General characteristics
- Class & type: Ailanthus-class net laying ship
- Displacement: 1,190 long tons (1,209 t)
- Length: 194 ft 7 in (59.31 m)
- Beam: 34 ft 7 in (10.54 m)
- Draft: 11 ft 8 in (3.56 m)
- Propulsion: Diesel-electric, 2,500 hp (1,864 kW), single propeller
- Speed: 17 knots (20 mph; 31 km/h)
- Complement: 56 officers and enlisted
- Armament: 1 × 3"/50 caliber gun; 4 × twin 20 mm guns;

= USS Ailanthus =

Net laying ship

USS Ailanthus (AN-38/YN-57) was an net laying ship which served with the U.S. Navy in the western Pacific Ocean theatre of operations during World War II. She was assigned to the U.S. Pacific Fleet with her protective anti-submarine nets. She ran aground at Lash bay, Tanaga Island in the Aleutians 26 February 1944 and was declared a total loss. She was only six months old. Seabees of Naval Construction Battalion 45 assisted the ship's crew evacuate safely.

== Built in Washington==
Ailanthus (YN-57) was laid down on 17 November 1942 at Everett, Washington, by the Everett-Pacific Shipbuilding & Dry Dock Company; launched on 20 May 1943; sponsored by Miss Billie Jean McNatt; and placed in commission at Seattle, Washington, on 2 December 1943.
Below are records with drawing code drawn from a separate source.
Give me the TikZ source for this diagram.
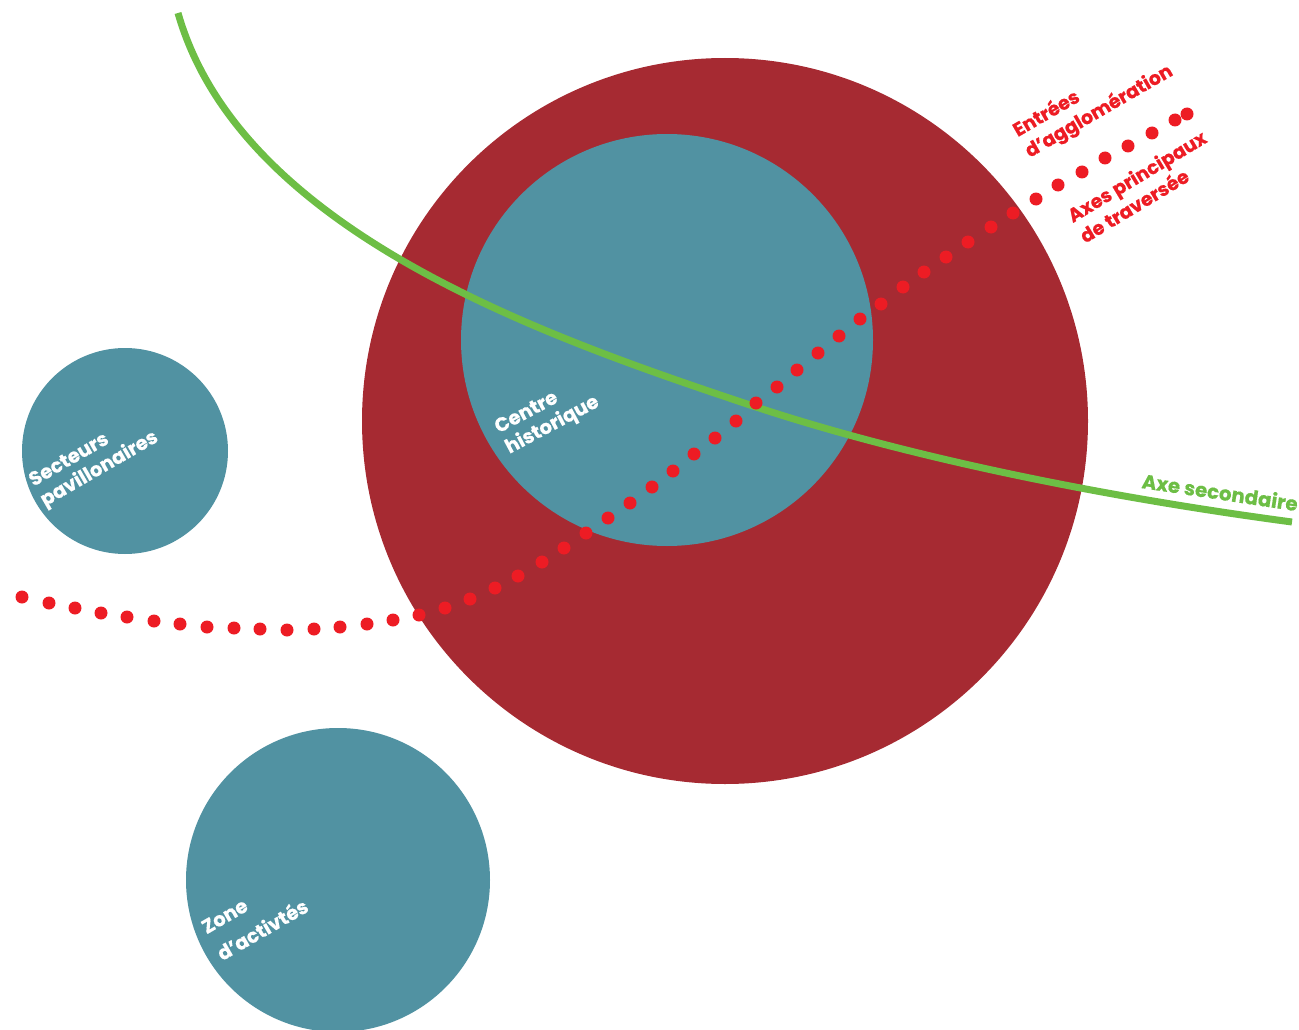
\documentclass[tikz,border=0pt]{standalone}
\usepackage{fontspec}
\setmainfont{Poppins}[BoldFeatures={FakeBold=0.5}]
\definecolor{bigred}{HTML}{A62A32}
\definecolor{teal}{HTML}{5192A2}
\definecolor{dotred}{HTML}{ED1C24}
\definecolor{axegreen}{HTML}{6DBE45}
\tikzset{
  zone/.style={fill=teal},
  lbl/.style={font=\fontsize{19.5}{23}\selectfont\bfseries, align=left, inner sep=0pt, anchor=west},
  whitelbl/.style={lbl, text=white},
  redlbl/.style={lbl, text=dotred, font=\fontsize{19}{24}\selectfont\bfseries},
  greenlbl/.style={lbl, text=axegreen, font=\fontsize{19.8}{24}\selectfont\bfseries},
}
\begin{document}
\begin{tikzpicture}[x=1pt,y=-1pt]
\path[use as bounding box] (0,0) rectangle (1299,1030);
\clip (0,0) rectangle (1299,1030);
% agglomeration
\fill[bigred] (725,421) circle (363);
\fill[zone] (667,340) circle (206);
\fill[zone] (125,451) circle (103);
\fill[zone] (338,880) circle (152);
% secondary axis
\coordinate (gs) at (178,13);
\coordinate (gm) at (750,405);
\coordinate (ge) at (1292,522);
\draw[axegreen, line width=7pt] (gs) .. controls (240,230) and (540,335) .. (gm)
  .. controls (930,465) and (1142,502) .. (ge);
% main axes dots
\foreach \p in {(22,597),(49,603),(75,608),(101,613),(127,617),(154,621),(180,624),(207,627),(234,628),(260,629),(287,630),(314,629),(340,627),(367,624),(393,620),(419,615),(445,608),(470,599),(495,588),(518,576),(542,562),(564,548),(586,533),(608,518),(630,503),(652,487),(673,471),(694,454),(715,438),(736,421),(756,403),(777,387),(797,370),(818,353),(839,336),(860,319),(881,304),(903,287),(924,272),(946,257),(968,242),(991,227),(1013,213),(1036,199),(1058,185),(1082,172),(1105,158),(1128,146),(1152,133),(1175,120),(1187,114)}
  \fill[dotred] \p circle (6.5);
% labels
\node[whitelbl, rotate=28] (centre) at (502,440) {Centre\\historique};
\node[whitelbl, rotate=30] (secteurs) at (37,493) {Secteurs\\pavillonaires};
\node[whitelbl, rotate=30, font=\fontsize{19.5}{31}\selectfont\bfseries] (zonea) at (211,942) {Zone\\d’activtés};
\node[redlbl, rotate=30] (entrees) at (1021,143) {Entrées\\d’agglomération};
\node[redlbl, rotate=31] (axes) at (1075,227) {Axes principaux\\de traversée};
\node[greenlbl, rotate=-8.5, anchor=base west] (axesec) at (1141,488) {Axe secondaire};
\end{tikzpicture}
\end{document}
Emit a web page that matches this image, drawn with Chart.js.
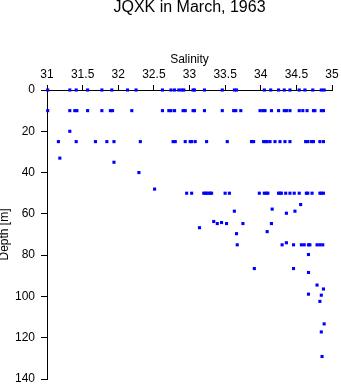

== World War II service ==

The net tender completed fitting out and, during the second half of December, conducted shakedown training. On the last day of 1943, she reported for duty in the 13th Naval District. On 20 January 1944, she was reclassified a net laying ship and redesignated AN-38.

Early in February, Ailanthus moved north to Pleasant Island, Alaska, where she arrived on 4 February. Reassigned that same day to Service Squadron 6, U.S. Pacific Fleet, she began to carry out net laying duties.

However, her career proved very brief. Having delivered a cargo of perforated steel plating (Marston Mat) to a Navy Seabee contingent building an airfield on the westernmost island of Attu, Ailanthus was caught in a violent winter storm, and on 26 February 1944, slipped her anchorage and was driven hard aground, suffering extensive damage. While still stranded, Ailanthus was reassigned to the newly constituted 17th Naval District (the Alaskan portion of the old 13th Naval District to which she had originally been assigned). Finally, she was declared a total loss, and her name was struck from the Navy List on 9 June 1944.